Primary countries that Samoans have migrated to are New Zealand which is estimated at 144,000 in population (NZ Herald: 2013 census breakdown), United States estimated at less than 184,440 in population (2010 census), and Australia is estimated at 41,429 (2006 census).
Samoa has its own Ancient Pyramid. The Pulemelei Mound or Star Pyramid, is situated on the Island of Savai’i. It was built between 1100-1400 AD and was no longer used by 1700-1800 AD.
On December 29, 2011, Samoa jumped the International Dateline, skipping December 30, 2011, to fall in line with the same day as New Zealand and Australia on December 31, 2011 – New Years Eve.
In July 1997 the Constitution was amended to change the country’s name from Western Samoa to Samoa (officially the “Independent State of Samoa”). Western Samoa had been known simply as Samoa in the United Nations since joining the organization in 1976.
Samoa only has one city – Apia, which is also the capital of Samoa
The famous Scottish writer Robert Louis Stevenson brought his family to live on Upolu in 1890 and built a large home in the foothills above Apia, where he spent the last five years of his life. He was affectionately known as ‘Tusitala’, the storyteller, and he is buried on the crest of Mt Vaea.
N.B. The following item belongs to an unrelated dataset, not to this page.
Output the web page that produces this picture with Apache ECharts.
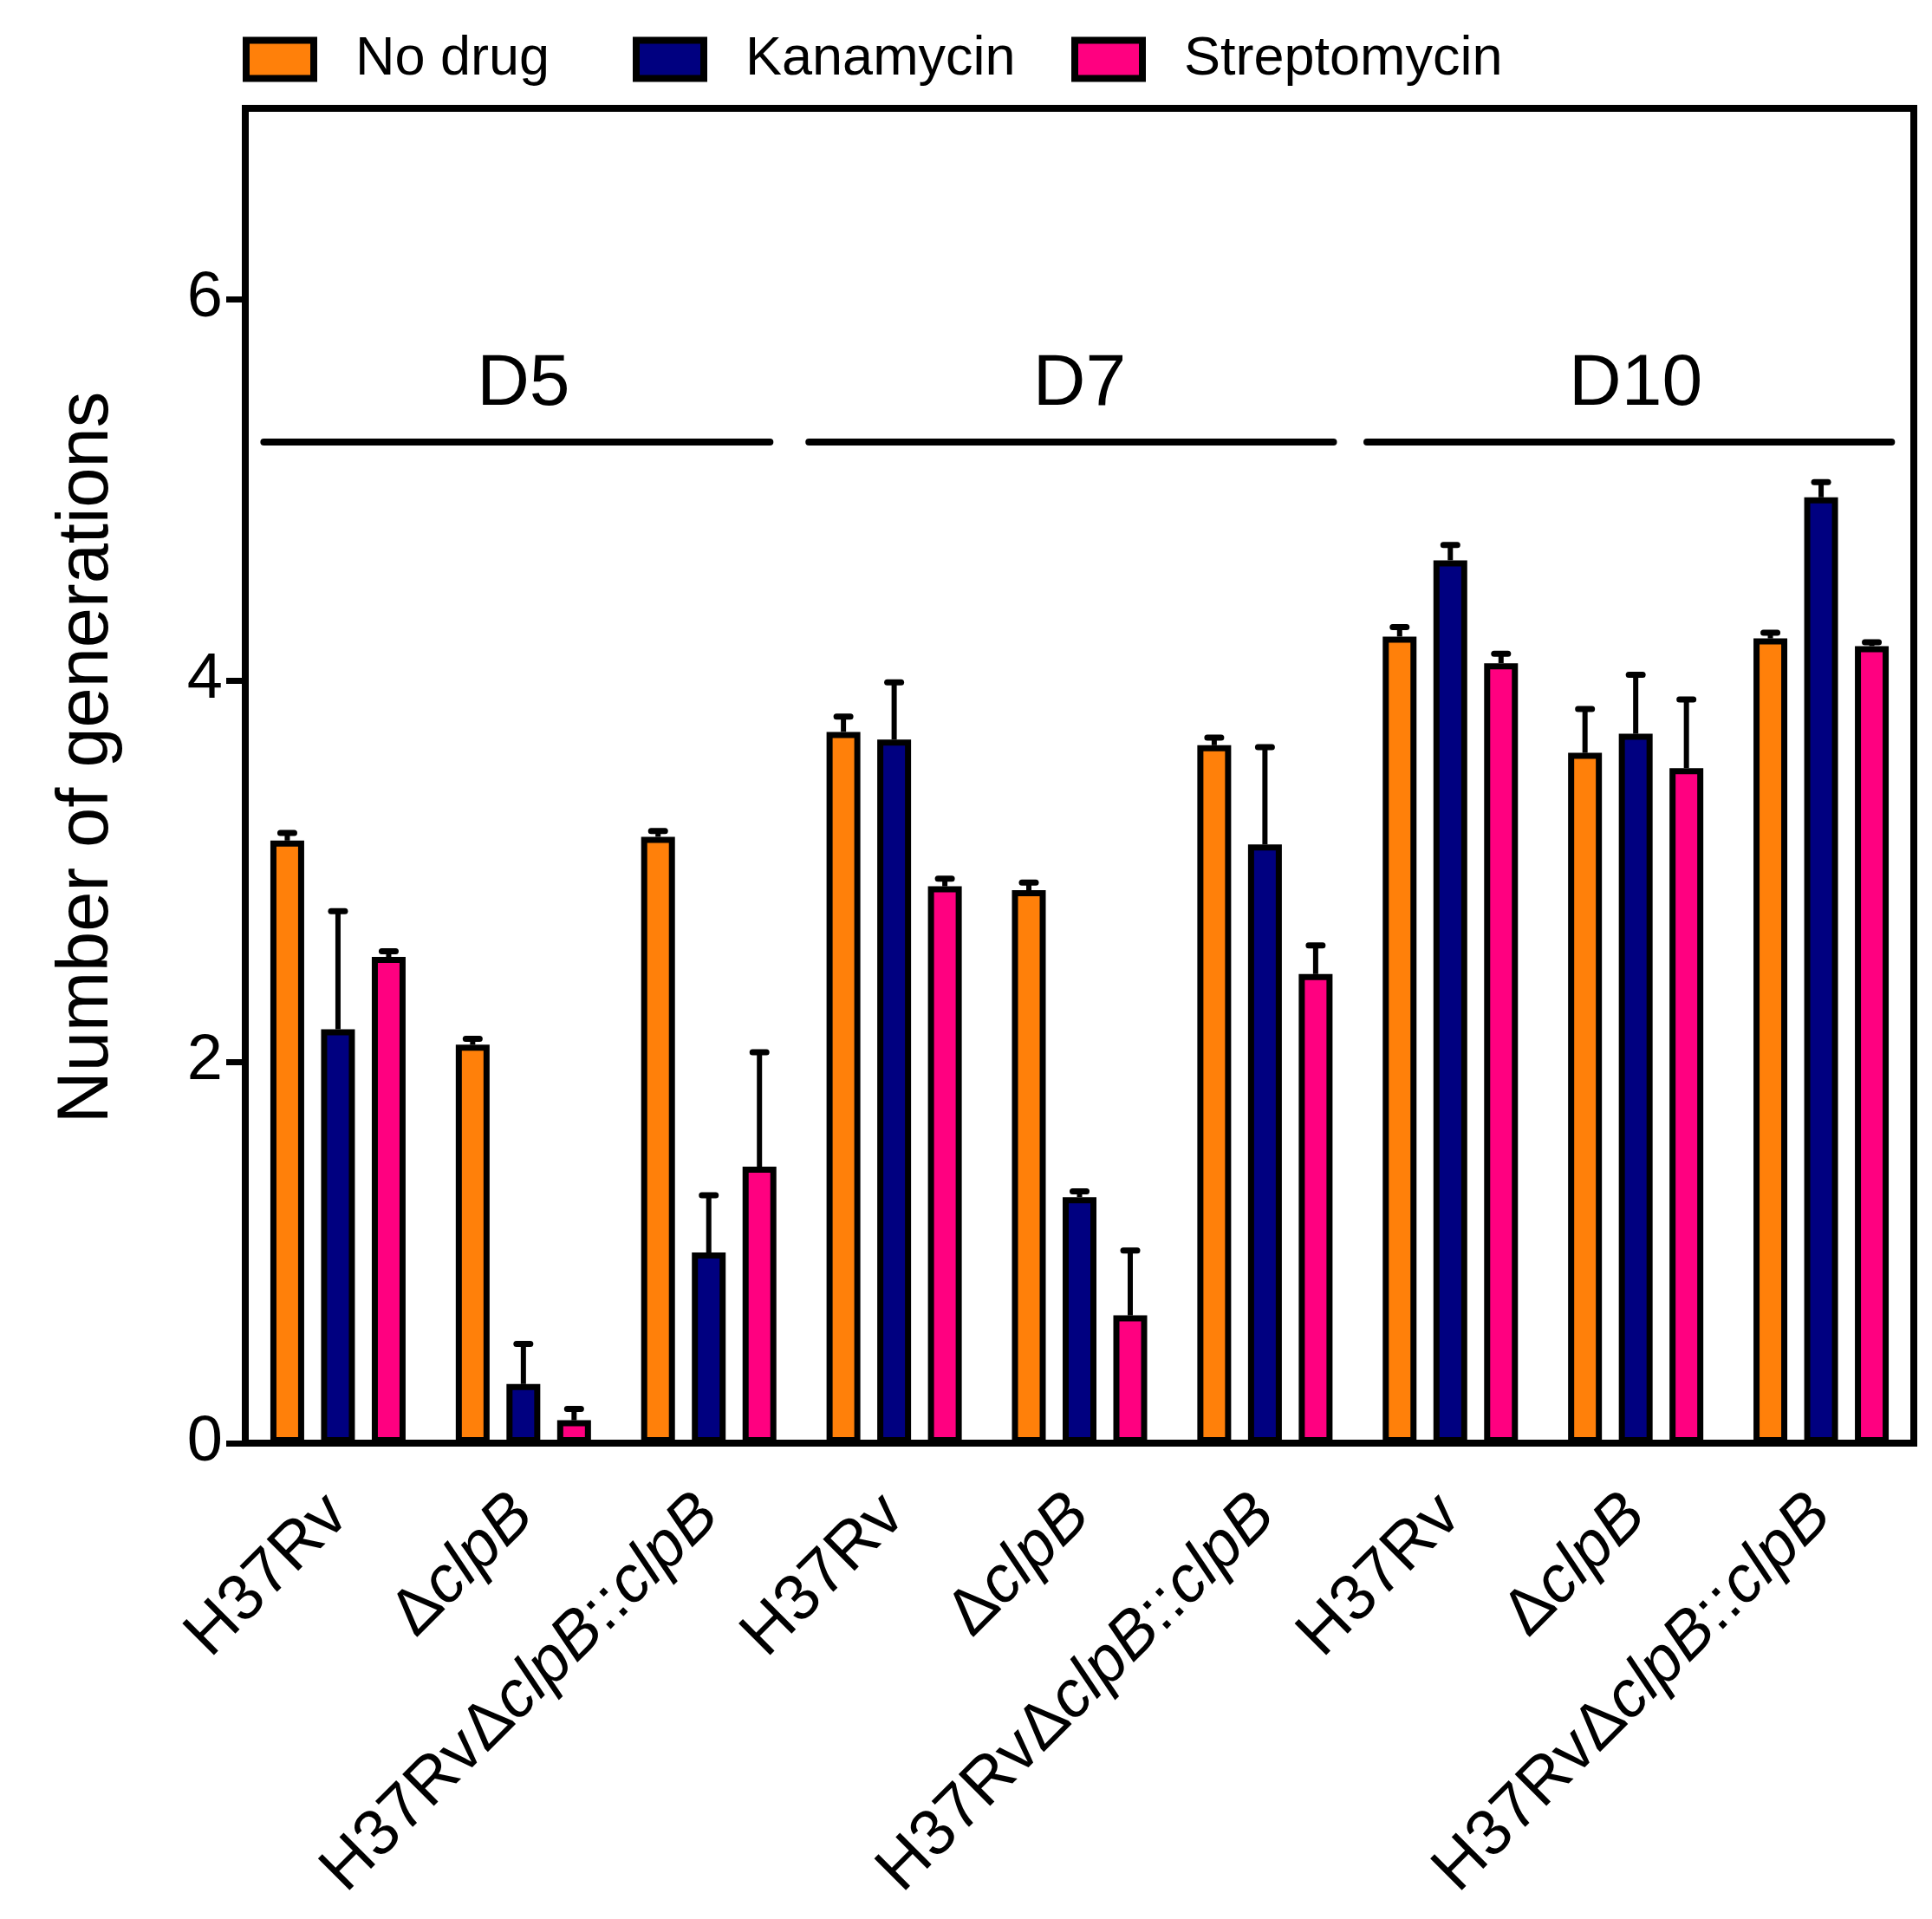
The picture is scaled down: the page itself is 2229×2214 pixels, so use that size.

His home and tomb within the Robert Louis Stevenson Memorial Reserve can still be seen today.
Samoa does not have domestic area codes (i.e. – 09 for Auckland, NZ or 310 for Los Angeles, CA).
Samoa has had 7 flags since the history of its nation. The current Samoan flag (red field, blue rectangle top left with 5 white stars: the Southern Cross constellation), was introduced in 1949 while under New Zealand rule. Samoa kept the same flag design at the time of Samoa’s Independence in 1962, and also during the Constitutional name change in 1997 from Western Samoa to Samoa.